Sara Johnson is an environmental engineering student at Carleton University. She saw the pressure on landfill space firsthand during a co-op term monitoring groundwater at the Carp Landfill. Johnson says it’s a big problem.
“I saw them building the new cells, and then I saw them start to fill them up once they were done. And they said, ‘They’re filling up a lot quicker than we thought,'” she says.
Johnson founded Carleton Society of Environmental Engineering (CSEE) three years ago with Spencer Green and Rory Scottblack. Now, she is the vice-president of communications and runs the society’s Instagram account.
She says waste management is a big problem on Carleton’s campus. She hopes to bring light to it through the CSEE social media.
“Next semester I will be producing more content to promote the environmental engineering program, but also our society’s mantate and sustainability initiatives,” she says.

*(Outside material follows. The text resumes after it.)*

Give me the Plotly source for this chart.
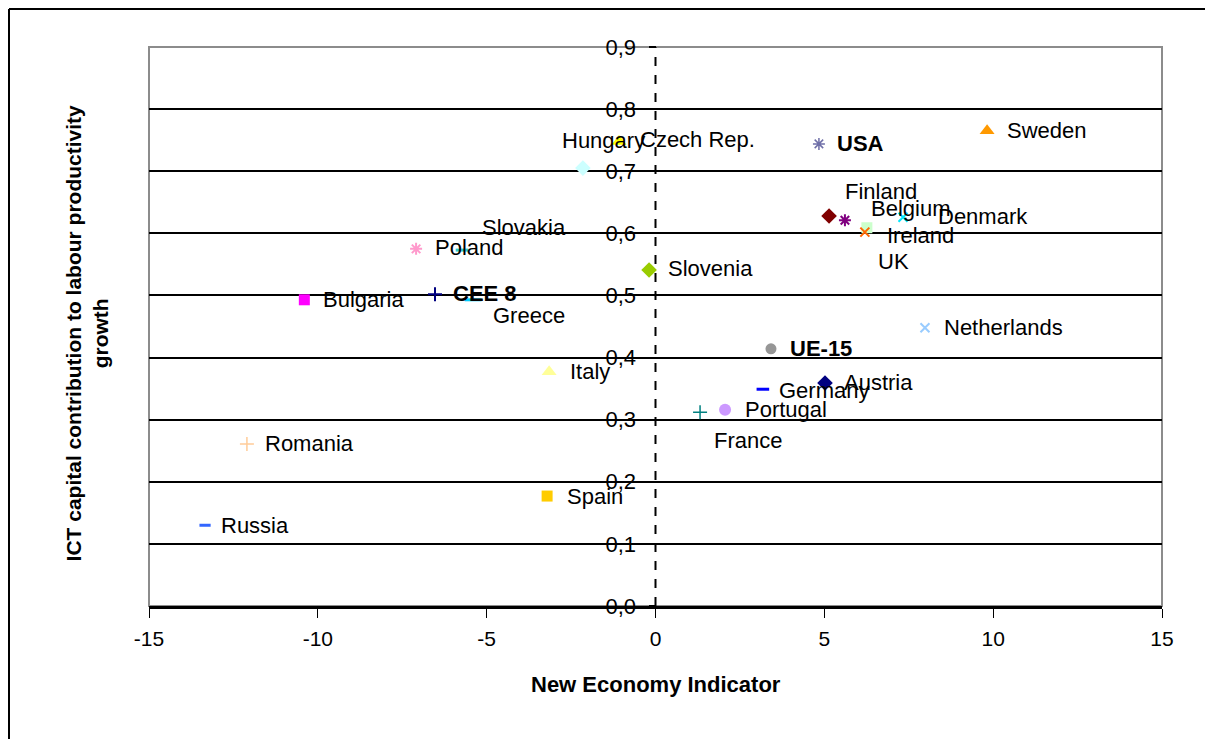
import plotly.graph_objects as go

# ---- data ----
countries = ["Sweden", "USA", "Finland", "Belgium", "UK", "Ireland", "Denmark",
             "Netherlands", "UE-15", "Austria", "Germany", "Portugal", "France",
             "Italy", "Slovenia", "Slovakia", "Poland", "Bulgaria", "CEE 8",
             "Greece", "Romania", "Spain", "Russia", "Hungary", "Czech Rep."]
new_economy = [9.82, 4.84, 5.14, 5.61, 6.26, 6.20, 7.33,
               7.98, 3.42, 5.02, 3.18, 2.06, 1.32,
               -3.15, -0.19, -5.73, -7.09, -10.40, -6.53,
               -5.40, -12.10, -3.21, -13.34, -2.15, -1.08]
ict_contrib = [0.765, 0.744, 0.628, 0.621, 0.609, 0.602, 0.626,
               0.448, 0.414, 0.359, 0.349, 0.316, 0.312,
               0.377, 0.541, 0.573, 0.575, 0.493, 0.502,
               0.493, 0.261, 0.177, 0.130, 0.705, 0.748]
x_ticks = [-15, -10, -5, 0, 5, 10, 15]
x_tick_labels = ["-15", "-10", "-5", "0", "5", "10", "15"]
y_ticks = [0.0, 0.1, 0.2, 0.3, 0.4, 0.5, 0.6, 0.7, 0.8, 0.9]

# ---- styles ----
styles = {
    "Sweden": ("triangle-up", "#FF9900", 13, 0),
    "USA": ("asterisk-open", "#6F6FA8", 10, 1.5),
    "Finland": ("diamond", "#800000", 12, 0),
    "Belgium": ("asterisk-open", "#800080", 10, 2),
    "UK": ("square", "#CCFFCC", 11, 0),
    "Ireland": ("x-thin-open", "#FF6600", 9, 2),
    "Denmark": ("x-thin-open", "#00E5FF", 9, 2),
    "Netherlands": ("x-thin-open", "#99CCFF", 9, 2),
    "UE-15": ("circle", "#969696", 11, 0),
    "Austria": ("diamond", "#000080", 12, 0),
    "Germany": ("line-ew-open", "#0000FF", 9, 3),
    "Portugal": ("circle", "#CC99FF", 12, 0),
    "France": ("cross-thin-open", "#008080", 10, 1.5),
    "Italy": ("triangle-up", "#FFFF99", 13, 0),
    "Slovenia": ("diamond", "#99CC00", 12, 0),
    "Slovakia": ("line-ew-open", "#33CCCC", 9, 3),
    "Poland": ("asterisk-open", "#FF99CC", 10, 2),
    "Bulgaria": ("square", "#FF00FF", 11, 0),
    "CEE 8": ("cross-thin-open", "#000080", 10, 2),
    "Greece": ("line-ew-open", "#00CCFF", 12, 3),
    "Romania": ("cross-thin-open", "#FFCC99", 10, 1.5),
    "Spain": ("square", "#FFCC00", 11, 0),
    "Russia": ("line-ew-open", "#3366FF", 8, 3),
    "Hungary": ("diamond", "#CCFFFF", 12, 0),
    "Czech Rep.": ("triangle-up", "#FFFF00", 13, 0),
}
# label offsets in pixels (dx right, dy down) from the point
label_offsets = {
    "Sweden": (18, 0), "USA": (16, 0), "Finland": (14, -24), "Belgium": (24, -12),
    "UK": (9, 34), "Ireland": (20, 3), "Denmark": (33, -1), "Netherlands": (17, 0),
    "UE-15": (17, 0), "Austria": (17, -1), "Germany": (14, 1), "Portugal": (18, 0),
    "France": (12, 28), "Italy": (19, 0), "Slovenia": (17, -1), "Slovakia": (18, -23),
    "Poland": (17, -1), "Bulgaria": (17, 0), "CEE 8": (16, -1), "Greece": (18, 16),
    "Romania": (16, 0), "Spain": (18, 0), "Russia": (14, 0), "Hungary": (-23, -28),
    "Czech Rep.": (19, -2),
}
bold = {"USA", "UE-15", "CEE 8"}
FONT = "Liberation Sans, Arial, sans-serif"

fig = go.Figure()
for name, xv, yv in zip(countries, new_economy, ict_contrib):
    sym, col, size, lw = styles[name]
    marker = dict(symbol=sym, color=col, size=size)
    if lw:
        marker["line"] = dict(color=col, width=lw)
    else:
        marker["line"] = dict(width=0)
    fig.add_trace(go.Scatter(x=[xv], y=[yv], mode="markers", name=name,
                             marker=marker, showlegend=False, cliponaxis=False))

annotations = []
for name, xv, yv in zip(countries, new_economy, ict_contrib):
    dx, dy = label_offsets[name]
    txt = f"<b>{name}</b>" if name in bold else name
    annotations.append(dict(x=xv, y=yv, xref="x", yref="y", text=txt, showarrow=False,
                            xanchor="left", yanchor="middle", xshift=dx, yshift=-dy,
                            font=dict(family=FONT, size=22, color="black")))

annotations.append(dict(x=0.5, y=-0.14, xref="paper", yref="paper",
                        text="<b>New Economy Indicator</b>", showarrow=False,
                        xanchor="center", yanchor="middle",
                        font=dict(family=FONT, size=22, color="black")))
annotations.append(dict(x=-0.061, y=0.488, xref="paper", yref="paper",
                        text="<b>ICT capital contribution to labour productivity<br>growth</b>",
                        showarrow=False, textangle=-90, xanchor="center", yanchor="middle",
                        font=dict(family=FONT, size=21, color="black")))

shapes = [
    # plot-area border (gray)
    dict(type="rect", xref="paper", yref="paper", x0=0, x1=1, y0=0, y1=1,
         line=dict(color="#8C8C8C", width=2), layer="below"),
    # dashed y axis at x = 0
    dict(type="line", xref="x", yref="y", x0=0, x1=0, y0=0, y1=0.9,
         line=dict(color="black", width=2, dash="dash"), layer="below"),
    # outer image frame (left and top)
    dict(type="line", xref="paper", yref="paper", x0=-0.1382, x1=-0.1382, y0=-0.3, y1=1.068,
         line=dict(color="black", width=2)),
    dict(type="line", xref="paper", yref="paper", x0=-0.1382, x1=1.06, y0=1.068, y1=1.068,
         line=dict(color="black", width=2)),
]

fig.update_layout(
    width=1213, height=739, autosize=False,
    margin=dict(l=141, r=59, t=39, b=141),
    paper_bgcolor="white", plot_bgcolor="white",
    separators=",.",
    font=dict(family=FONT, size=21, color="black"),
    annotations=annotations, shapes=shapes,
    xaxis=dict(range=[-15, 15], tickvals=x_ticks, ticktext=x_tick_labels,
               ticks="outside", ticklen=9,
               tickcolor="black", tickwidth=1, showline=True, linecolor="black",
               linewidth=3, showgrid=False, zeroline=False,
               tickfont=dict(family=FONT, size=21, color="black"),
               ticklabelstandoff=3),
    yaxis=dict(range=[0, 0.9], tickvals=y_ticks, tickformat=".1f",
               anchor="free", position=0.5, ticks="outside", ticklen=7,
               tickcolor="black", tickwidth=2, showline=False,
               showgrid=True, gridcolor="black", gridwidth=2, zeroline=False,
               tickfont=dict(family=FONT, size=22, color="black"),
               ticklabelstandoff=8),
)

fig.write_html("out.html")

Johnson says CSEE has talked about building vermicomposts, which use worms to help turn food waste into soil, or bioreactors on campus to deal with compostable waste.
Wirsig says the good news is that Canada’s position has solidified on the key measures that are going to address plastic pollution worldwide: getting harmful chemicals out of plastics, and promoting alternatives to single-use plastics.